On the inside, the styling is identical to that of the 8 Series Coupe. You'll still be getting the full-on luxury of a cabin that's covered with high-end materials and visual goodness.

Cabin is what you'd expect - luxurious, sporty, visually stunning, expensive to the touch...

Where the differences lie, other than the roof, is the smaller boot space of 350 litres (as compared to the Coupe's 420 litres), the availability of integrated neck warmers in the front seat head restraints as well as the Convertible's extra weight of 125kg.

The resulted weight is due to the lack of a solid roof, which means new underbody panels and extra bracing is necessary to keep the car as rigid as its Coupe brethren.

With its top down, there's a wind deflector available as standard. However, unlike an automatic one like most convertibles, the 8er comes with a manual wind deflector that can be set up in the back seat area, or easily folded in half and kept in the boot when not required.

The cover slides backwards, allowing for faster and quieter roof operation

What isn't manual, fortunately, is its roof function. In this case, it's about the construction of opening the roof that's very well thought out. A process of the cover sliding backwards instead of a regular 90-degree opening angle has enabled the 8er to have a much quieter and faster roof operation. In fact, it takes merely 15 seconds for the roof to fold, which is quick for a car this size.

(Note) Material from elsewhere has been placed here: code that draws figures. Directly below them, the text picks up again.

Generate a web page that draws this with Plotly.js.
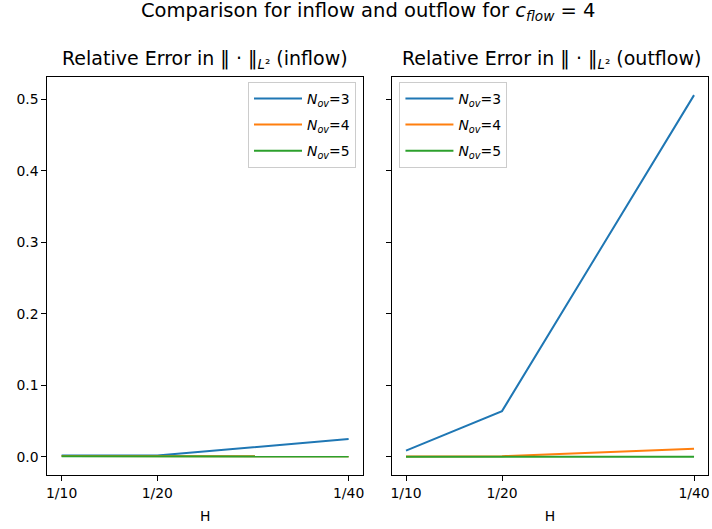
<!DOCTYPE html>
<html>
<head>
<meta charset="utf-8">
<script src="https://cdn.plot.ly/plotly-3.0.1.min.js"></script>
<style>html,body{margin:0;padding:0;background:#fff;}#chart{width:712px;height:529px;}</style>
</head>
<body>
<div id="chart"></div>
<script>
// Data
const H = [10, 20, 40];
const tickLabels = ['1/10', '1/20', '1/40'];
const seriesNames = ['<i>N</i><sub><i>ov</i></sub>=3', '<i>N</i><sub><i>ov</i></sub>=4', '<i>N</i><sub><i>ov</i></sub>=5'];
const colors = ['#1f77b4', '#ff7f0e', '#2ca02c'];
const inflowN3 = [0.0020, 0.0020, 0.0250];
const inflowN4 = [0.0012, 0.0010, 0.0010];
const inflowN5 = [0.0010, 0.0008, 0.0005];
const outflowN3 = [0.0088, 0.0640, 0.5060];
const outflowN4 = [0.0005, 0.0010, 0.0115];
const outflowN5 = [0.0003, 0.0003, 0.0003];

const inflow = [inflowN3, inflowN4, inflowN5];
const outflow = [outflowN3, outflowN4, outflowN5];

const font = 'DejaVu Sans, sans-serif';
const traces = [];
inflow.forEach((ys, i) => traces.push({
  x: H, y: ys, type: 'scatter', mode: 'lines', name: seriesNames[i],
  line: {color: colors[i], width: 2}, xaxis: 'x', yaxis: 'y', legend: 'legend',
  legendgroup: 'in' + i
}));
outflow.forEach((ys, i) => traces.push({
  x: H, y: ys, type: 'scatter', mode: 'lines', name: seriesNames[i],
  line: {color: colors[i], width: 2}, xaxis: 'x2', yaxis: 'y2', legend: 'legend2',
  legendgroup: 'out' + i
}));

const axisCommon = {
  showline: true, mirror: true, linecolor: '#000', linewidth: 1,
  ticks: 'outside', ticklen: 5, tickwidth: 1, tickcolor: '#000',
  showgrid: false, zeroline: false,
  tickfont: {family: font, size: 13.9, color: '#000'}
};
const xCommon = Object.assign({}, axisCommon, {
  range: [8.5, 41.5], tickvals: H, ticktext: tickLabels,
  title: {text: 'H', font: {family: font, size: 13.9, color: '#000'}, standoff: 11}
});
const yRange = [-0.0253, 0.5313];

const legendCommon = {
  font: {family: font, size: 13.9, color: '#000'},
  bgcolor: 'rgba(255,255,255,0.8)', bordercolor: '#cccccc', borderwidth: 1,
  traceorder: 'grouped', tracegroupgap: 5, itemwidth: 48,
  yanchor: 'top', y: 0.845
};

const layout = {
  width: 712, height: 529,
  margin: {l: 0, r: 0, t: 0, b: 0},
  paper_bgcolor: '#fff', plot_bgcolor: '#fff',
  font: {family: font, color: '#000'},
  xaxis: Object.assign({}, xCommon, {domain: [0.0664, 0.5098], anchor: 'y'}),
  xaxis2: Object.assign({}, xCommon, {domain: [0.550, 0.995], anchor: 'y2'}),
  yaxis: Object.assign({}, axisCommon, {domain: [0.1021, 0.8544], range: yRange, dtick: 0.1, tickformat: '.1f', anchor: 'x'}),
  yaxis2: Object.assign({}, axisCommon, {domain: [0.1021, 0.8544], range: yRange, dtick: 0.1, showticklabels: false, anchor: 'x2', matches: 'y'}),
  legend: Object.assign({}, legendCommon, {xanchor: 'right', x: 0.500}),
  legend2: Object.assign({}, legendCommon, {xanchor: 'left', x: 0.561}),
  annotations: [
    {text: 'Comparison for inflow and outflow for <i>c</i><sub><i>flow</i></sub> = 4', xref: 'paper', yref: 'paper',
     x: 0.517, y: 0.978, xanchor: 'center', yanchor: 'middle', showarrow: false,
     font: {family: font, size: 19.5, color: '#000'}},
    {text: 'Relative Error in ‖ · ‖<sub><i>L</i>²</sub> (inflow)', xref: 'paper', yref: 'paper',
     x: 0.2875, y: 0.888, xanchor: 'center', yanchor: 'middle', showarrow: false,
     font: {family: font, size: 19, color: '#000'}},
    {text: 'Relative Error in ‖ · ‖<sub><i>L</i>²</sub> (outflow)', xref: 'paper', yref: 'paper',
     x: 0.7749, y: 0.888, xanchor: 'center', yanchor: 'middle', showarrow: false,
     font: {family: font, size: 19, color: '#000'}}
  ]
};

Plotly.newPlot('chart', traces, layout, {displayModeBar: false, staticPlot: true});
</script>
</body>
</html>
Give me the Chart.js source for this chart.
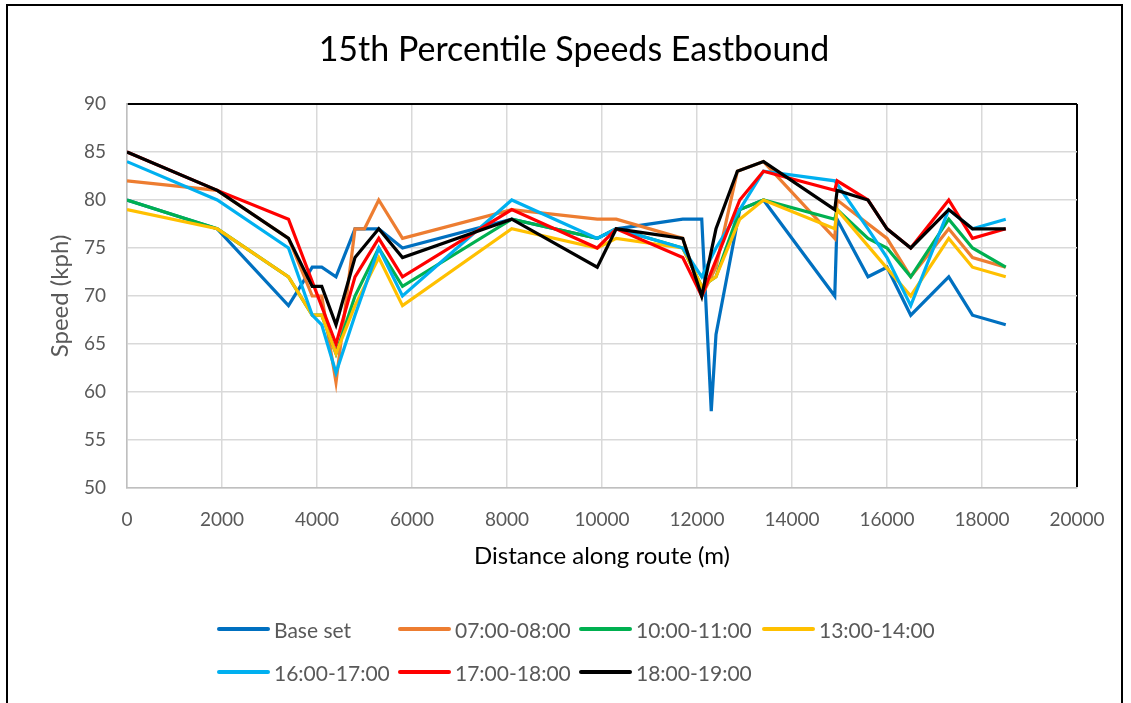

It isn't just any car. It's an 8 Series Convertible

All in all, the 8 Series Convertible is more than a driver's car as we were promised. While many may argue that cars like the Lexus LC500, the Mercedes-AMG SL 63 or even the Porsche 911 are more desirable, which may simplify buying decisions - depending on your intended usage - the 8er is a well-rounded daily-useable sports car that is certainly up there with the best.

4.4-litre V8 gem of a unit is good for 530bhp and 750Nm of torque from the word go

It's arrival in Singapore is merely tentative for now, but should it come, it'll be at the end of this year and it'll have an estimated price tag of about $630,000, including COE.